NEW YORK, NY—Has the elder god Cthulhu become a born-again Christian? That’s what one of America’s most popular evangelicals, Dr. James Dobson, claimed recently during an “Evangelicals For Cthulhu” event in New York City.
Relaying that he heard from a reliable source that the unspeakably horrific dark lord of the seas had responded favorably to an invitation and “prayed to receive Christ,” Dobson stated that he’s all the more confident that the fearsome Great Old One would make a fine leader for our nation—or our world for that matter.
“Now, don’t get me wrong—he’s a baby Christian, for sure,” Dobson said at the event. “He doesn’t know our ‘Christianese.’ But when the dread god of the oceans at last arises from his slumber in the damp Cyclopean city of slimy green stone to consume us puny mortals, I say we evangelicals have a sure friend in His Fearfulness. Cthulhu fhtagn! Cthulhu fhtagn!”

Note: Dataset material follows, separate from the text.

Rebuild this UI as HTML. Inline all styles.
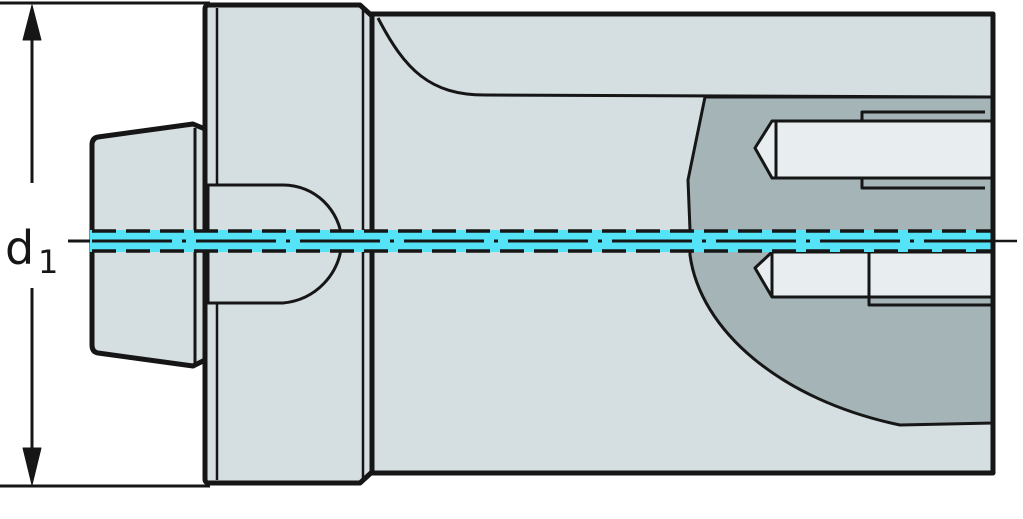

“Ph’nglui mglw’nafh Cthulhu R’lyeh wgah’nagl fhtagn!” he added.
After the event, when pressed for details about the conversion of the slumbering ocean god of the deep, Dobson admitted that it was in fact televangelist Paula White who had led him to Christ in his native underwater South Pacific city of R’lyeh, where she owns a $3.5 million condo.